Gerade noch rechtzeitig
Auch unser zweites Camp auf Spitzbergen war von Glück gesegnet. Traumhaftes Wetter ̶ für arktische Verhältnisse ̶ , zahlreiche Besuche der „Ureinwohner” und ein Quäntchen Nervenkitzel bescherten uns eine perfekte Spitzbergen-Exkursion.
Da das Archipel keine menschliche Urbevölkerung besitzt, sind natürlich die tierischen Besuche gemeint, die uns nahezu täglich heimsuchten. Nicht nur Polarfüchse und Rentiere gehörten zur stetigen Nachbarschaft im Camp. Auch Ringelrobben, Zwergwale, Delphine und Eisbären durften wir beobachten. Letztere begegneten uns sogar nicht zum ersten Mal. Nachdem das letzte Camp nur knapp dem Besuch einer Eisbärenmutter mit ihren zwei Jungen entgangen war, richtete sich in der Folgewoche die Bärenfamilie im Adventdalen bei Longyearbyen ein. Täglich wurden die Tiere in der Nähe der Siedlung beobachtet, und auch wir fanden die drei plötzlich im vorbeifahren schlafend in der Nähe der Straße vor. Die unmittelbare Nähe zu bewohnten Häusern veranlasste den Gouverneur dann aber doch dazu, die Bären mit dem Helikopter weiter in das Tal zu treiben. Ein ziemlich beeindruckendes Schauspiel, wenn ein Super-Puma-Helikopter drei Eisbären vor sich hertreibt.

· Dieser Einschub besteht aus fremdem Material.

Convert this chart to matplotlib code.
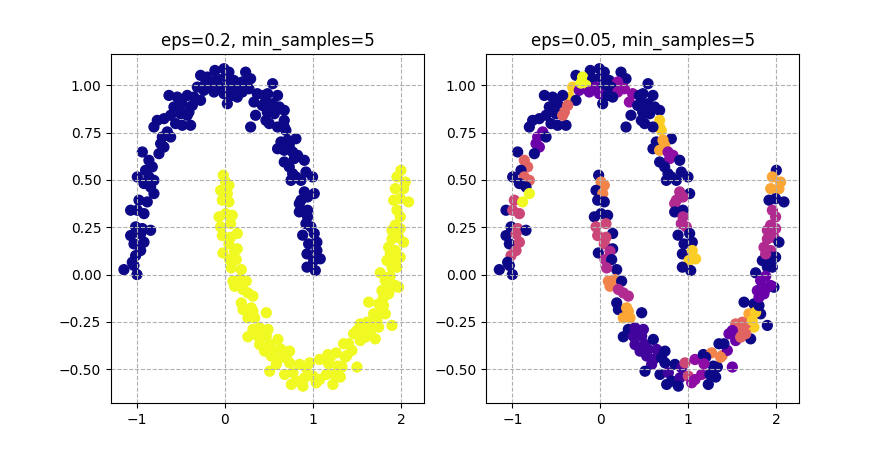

Der Eisbärenbesuch im Wildniscamp blieb glücklicherweise aus, auch wenn ein männlicher Bär, nur wenige Kilometer von unserem Camp entfernt, in der Nachbarbucht gesichtet wurde. Den entsprechenden Nervenkitzel bereitete uns eher das Wetter. Starke Winde von 12 bis 15 Metern pro Sekunde machten es den Speedbooten unmöglich den Hafen zu verlassen. Die geplante Abholung aus der Ymerbukta war somit unmöglich, und wir saßen in der Wildnis fest. Eine Verlegung des Lagers an eine windgeschützte Stelle, und ein Notfallplan waren deshalb unumgänglich. Nur ein größeres Schiff inklusive Beiboot wäre dazu in der Lage gewesen, unter diesen Wetterbedingungen eine Rettungsaktion durchzuführen. Eine Kontaktaufnahme mit der Crew der Polargirl, die auf ihrem Weg nach Barentsburg auch an unserem Standort vorbeikommen würde, sollte deshalb unser letzter Ausweg vor dem Abflug in die Heimat bleiben. Es sollte jedoch bis zum letzten Augenblick spannend bleiben. Schon in Sichtweite musste die Crew noch, wegen des stetig zunehmenden Windes, über den Einsatz des Beibootes abstimmen.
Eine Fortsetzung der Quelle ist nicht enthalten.